1. Donald Trump’s tour to reflect on US’ commitment to Asia, says report

Donald Trump’s tour to reflect on US’ commitment to Asia, says report

The five-nation Asia tour by President Donald Trump would be an important trip that would reflect on US' commitment to meet the challenges posed by North Korea's nuclear breakout and China's bid for regional hegemony, according to a media report.

By: | Washington | Published: November 4, 2017 10:48 AM
Donald Trump, US, China, US president, East Asia, North Korea, South Korea, Vietnam, Kevin Rudd, japan, White House, KCNA  Trump has left the White House on a 13-day trip during which he will visit Japan, South Korea, China, Vietnam and the Philippines. (Reuters)

The five-nation Asia tour by President Donald Trump would be an important trip that would reflect on US’ commitment to meet the challenges posed by North Korea’s nuclear breakout and China’s bid for regional hegemony, according to a media report. Trump has left the White House on a 13-day trip during which he will visit Japan, South Korea, China, Vietnam and the Philippines.
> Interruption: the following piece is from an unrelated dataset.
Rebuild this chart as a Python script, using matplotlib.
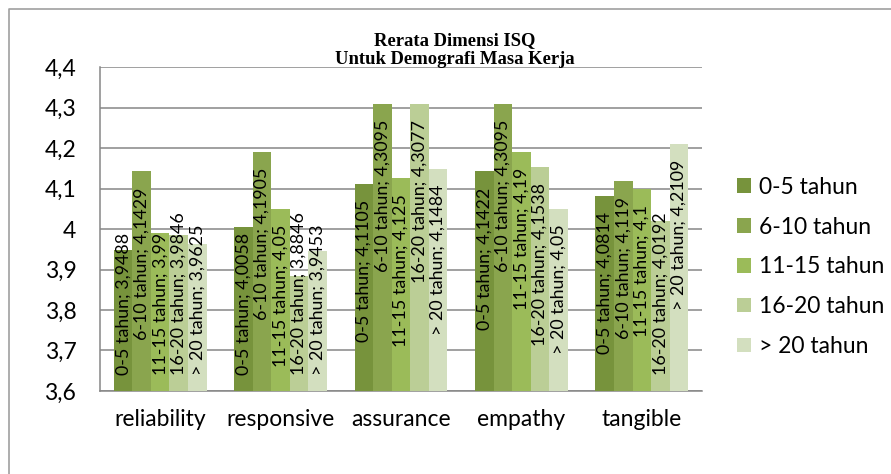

The trip is not only Trump’s longest foreign trip as the US president but also the longest trip undertaken by a US president to Asia in more than a quarter century. “Donald Trump’s visit to East Asia next week is the most important trip of his Presidency so far, and the most important Asian trip by a US president in more than a decade,” The Wall Street Journal Editorial Board said after Trump left for Asia.

“His meetings and speeches will send a message, for good or ill, about the US commitment to meet the challenges of North Korea’s nuclear breakout and China’s bid for regional hegemony,” the daily said in a lead editorial. Tensions have dramatically risen on the Korean peninsula after North Korea, early in September, conducted its biggest nuclear test, which its state-run KCNA news agency described as a hydrogen bomb. The report said Japan, Australia and India are moving toward a quadrilateral alliance with the US that could become the cornerstone of the Indo-Pacific vision. The rationale is obvious, it argued. “Constraints on US defence spending limit any military buildup, while China’s military budget continues to grow even faster than its economy. Asia’s Pax Americana needs to evolve into a collective defence regime among the region’s democracies,” it said. However, there are several obstacles in the way, it said.

South Koreans are naturally sensitive about cooperation with Japan given their colonial past. “India has doubts about Australia’s reliability after then Prime Minister Kevin Rudd pulled out of joint exercises a decade ago. Asian countries are increasingly reliant on China as a trading partner and investment source and thus are nervous about offending Beijing,” it said. Meanwhile, the co-chairs of the Democratic Caucus’ National Security Task Force— Congressmen Seth Moulton, Stephanie Murphy, and Jimmy Panetta in a statement urged the President to use his trip to demonstrate the United States’ ironclad commitment to security, stability and economic prosperity in the region, and send a clear signal of steadfastness to ally and adversary alike.

The lawmakers urged the president to chart a careful course that avoids capitulation to, or catastrophic war with, North Korea. “This trip provides an opportunity for the president to repair any damage to our alliance with South Korea caused by the president’s bellicose statements that do not sufficiently recognise the catastrophic risks that military conflict would pose for South Korea, his suggestion that the US might withdraw from the United States-Korea Free Trade Agreement, and by his tweet accusing South Korea’s president of ‘appeasement’,” it said. China in the past had given less access to the American media during presidential visits, Politico reported.

“On previous presidential trips, the Chinese government has often sought to limit the access of the US travelling press corps, attempting to bar reporters from events or limiting their ability to ask questions,” it said. “Past US leaders have typically set aside whatever beefs they had with the media to push back on their Chinese counterparts, but no president has attacked the press like Trump,” it said. The White House, according to Politico, said that it does not expect any problems. “We are working with our counterparts in China to make sure there is press coverage where appropriate. At this time, we do not have reason for concern and are very much looking forward to being there,” White House Press Secretary Sarah Huckabee Sanders told the media outlet.